Written instruction:
Copy exactly the lines from the beginning of the data down to and including the line holding "boss_pos_hi = [6.89, 6.55, 6.24, 5.99, 5.86, 5.83, 5.83]", without any pictures.

Recorded information:
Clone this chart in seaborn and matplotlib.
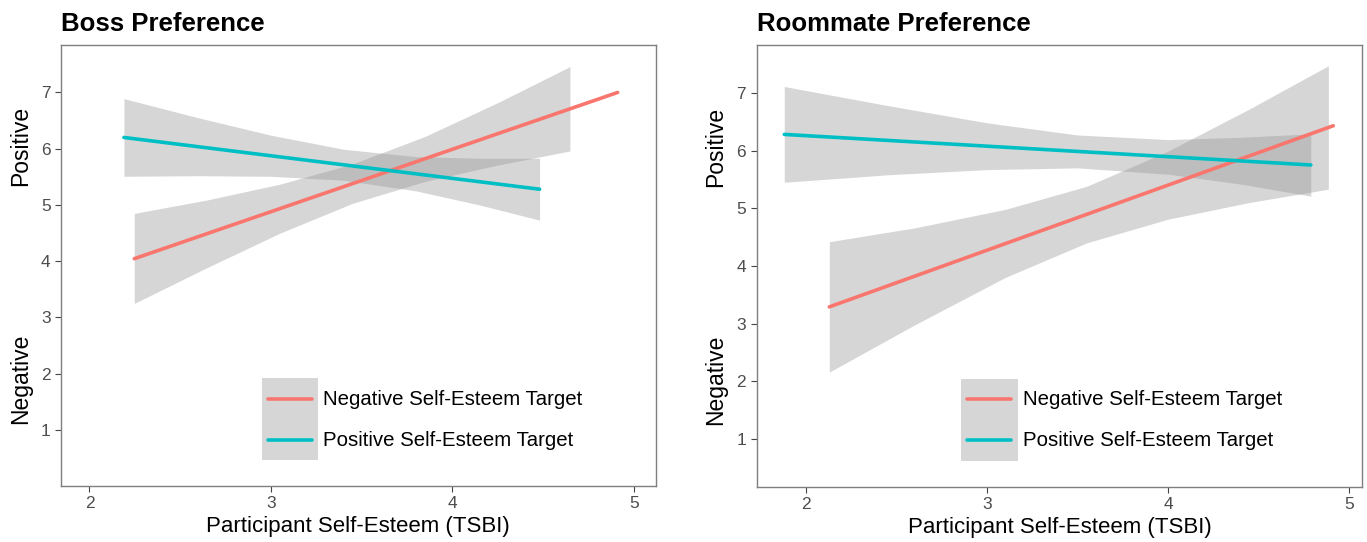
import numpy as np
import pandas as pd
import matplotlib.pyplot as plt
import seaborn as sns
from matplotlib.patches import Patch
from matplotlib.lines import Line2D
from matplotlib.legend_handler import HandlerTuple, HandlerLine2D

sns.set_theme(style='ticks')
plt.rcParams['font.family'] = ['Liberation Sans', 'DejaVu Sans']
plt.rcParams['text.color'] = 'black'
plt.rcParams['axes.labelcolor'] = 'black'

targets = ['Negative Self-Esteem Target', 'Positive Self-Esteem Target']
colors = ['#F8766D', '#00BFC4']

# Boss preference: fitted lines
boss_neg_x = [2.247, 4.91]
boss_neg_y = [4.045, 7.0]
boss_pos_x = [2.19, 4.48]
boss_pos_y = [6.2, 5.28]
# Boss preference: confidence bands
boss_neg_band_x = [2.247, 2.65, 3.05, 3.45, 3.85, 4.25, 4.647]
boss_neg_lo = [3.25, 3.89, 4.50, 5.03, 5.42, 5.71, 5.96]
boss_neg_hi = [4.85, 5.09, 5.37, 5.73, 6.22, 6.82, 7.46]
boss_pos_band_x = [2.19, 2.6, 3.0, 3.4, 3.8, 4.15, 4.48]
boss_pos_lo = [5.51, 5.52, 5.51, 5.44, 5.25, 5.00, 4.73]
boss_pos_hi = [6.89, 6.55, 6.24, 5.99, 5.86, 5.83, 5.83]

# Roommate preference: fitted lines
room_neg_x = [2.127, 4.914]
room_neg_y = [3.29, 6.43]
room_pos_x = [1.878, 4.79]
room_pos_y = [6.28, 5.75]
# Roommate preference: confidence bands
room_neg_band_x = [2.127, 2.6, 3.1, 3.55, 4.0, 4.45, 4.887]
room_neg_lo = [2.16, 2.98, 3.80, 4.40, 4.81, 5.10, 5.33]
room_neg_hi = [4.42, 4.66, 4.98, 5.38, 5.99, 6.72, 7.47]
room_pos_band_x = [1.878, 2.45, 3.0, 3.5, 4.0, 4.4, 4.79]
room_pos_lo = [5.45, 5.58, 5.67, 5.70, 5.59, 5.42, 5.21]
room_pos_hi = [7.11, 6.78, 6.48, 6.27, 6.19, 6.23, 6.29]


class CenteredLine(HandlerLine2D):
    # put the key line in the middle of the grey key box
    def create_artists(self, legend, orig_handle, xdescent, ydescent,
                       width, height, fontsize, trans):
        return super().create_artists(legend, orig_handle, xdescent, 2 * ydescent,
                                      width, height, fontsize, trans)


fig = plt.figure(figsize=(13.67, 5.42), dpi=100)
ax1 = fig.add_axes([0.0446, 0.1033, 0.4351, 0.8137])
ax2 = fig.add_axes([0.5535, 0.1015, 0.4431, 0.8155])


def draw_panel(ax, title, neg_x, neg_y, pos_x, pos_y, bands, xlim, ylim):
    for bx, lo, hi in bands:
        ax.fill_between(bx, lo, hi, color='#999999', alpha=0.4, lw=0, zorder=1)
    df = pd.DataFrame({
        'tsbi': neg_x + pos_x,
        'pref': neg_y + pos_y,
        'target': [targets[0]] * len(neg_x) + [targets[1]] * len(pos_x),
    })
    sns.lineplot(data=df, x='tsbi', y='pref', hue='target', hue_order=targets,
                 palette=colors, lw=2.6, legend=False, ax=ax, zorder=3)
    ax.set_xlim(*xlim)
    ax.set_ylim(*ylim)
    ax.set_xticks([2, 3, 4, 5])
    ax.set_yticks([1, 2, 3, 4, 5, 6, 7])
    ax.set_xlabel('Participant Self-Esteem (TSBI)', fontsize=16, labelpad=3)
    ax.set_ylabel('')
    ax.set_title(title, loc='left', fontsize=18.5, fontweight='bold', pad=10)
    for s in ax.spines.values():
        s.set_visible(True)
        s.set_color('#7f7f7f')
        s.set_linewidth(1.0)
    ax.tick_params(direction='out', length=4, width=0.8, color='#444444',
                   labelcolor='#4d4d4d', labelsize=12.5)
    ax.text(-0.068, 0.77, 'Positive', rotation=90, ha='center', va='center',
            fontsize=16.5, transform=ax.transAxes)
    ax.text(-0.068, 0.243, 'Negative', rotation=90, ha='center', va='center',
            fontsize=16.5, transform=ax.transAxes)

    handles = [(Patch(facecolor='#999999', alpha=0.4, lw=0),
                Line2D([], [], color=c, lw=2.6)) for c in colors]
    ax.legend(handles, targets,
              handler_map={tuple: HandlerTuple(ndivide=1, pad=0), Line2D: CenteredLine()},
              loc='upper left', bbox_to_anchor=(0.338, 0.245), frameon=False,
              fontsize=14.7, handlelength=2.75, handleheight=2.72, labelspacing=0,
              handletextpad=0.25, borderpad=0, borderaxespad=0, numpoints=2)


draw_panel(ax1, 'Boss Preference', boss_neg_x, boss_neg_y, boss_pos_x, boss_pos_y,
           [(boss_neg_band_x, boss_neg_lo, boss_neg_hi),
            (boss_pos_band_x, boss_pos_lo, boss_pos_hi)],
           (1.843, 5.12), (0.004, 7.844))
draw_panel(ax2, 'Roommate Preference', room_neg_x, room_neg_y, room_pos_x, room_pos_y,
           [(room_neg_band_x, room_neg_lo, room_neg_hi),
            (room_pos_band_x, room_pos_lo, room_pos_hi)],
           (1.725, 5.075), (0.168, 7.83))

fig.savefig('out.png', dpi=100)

Full response:
Clone this chart in seaborn and matplotlib.
import numpy as np
import pandas as pd
import matplotlib.pyplot as plt
import seaborn as sns
from matplotlib.patches import Patch
from matplotlib.lines import Line2D
from matplotlib.legend_handler import HandlerTuple, HandlerLine2D

sns.set_theme(style='ticks')
plt.rcParams['font.family'] = ['Liberation Sans', 'DejaVu Sans']
plt.rcParams['text.color'] = 'black'
plt.rcParams['axes.labelcolor'] = 'black'

targets = ['Negative Self-Esteem Target', 'Positive Self-Esteem Target']
colors = ['#F8766D', '#00BFC4']

# Boss preference: fitted lines
boss_neg_x = [2.247, 4.91]
boss_neg_y = [4.045, 7.0]
boss_pos_x = [2.19, 4.48]
boss_pos_y = [6.2, 5.28]
# Boss preference: confidence bands
boss_neg_band_x = [2.247, 2.65, 3.05, 3.45, 3.85, 4.25, 4.647]
boss_neg_lo = [3.25, 3.89, 4.50, 5.03, 5.42, 5.71, 5.96]
boss_neg_hi = [4.85, 5.09, 5.37, 5.73, 6.22, 6.82, 7.46]
boss_pos_band_x = [2.19, 2.6, 3.0, 3.4, 3.8, 4.15, 4.48]
boss_pos_lo = [5.51, 5.52, 5.51, 5.44, 5.25, 5.00, 4.73]
boss_pos_hi = [6.89, 6.55, 6.24, 5.99, 5.86, 5.83, 5.83]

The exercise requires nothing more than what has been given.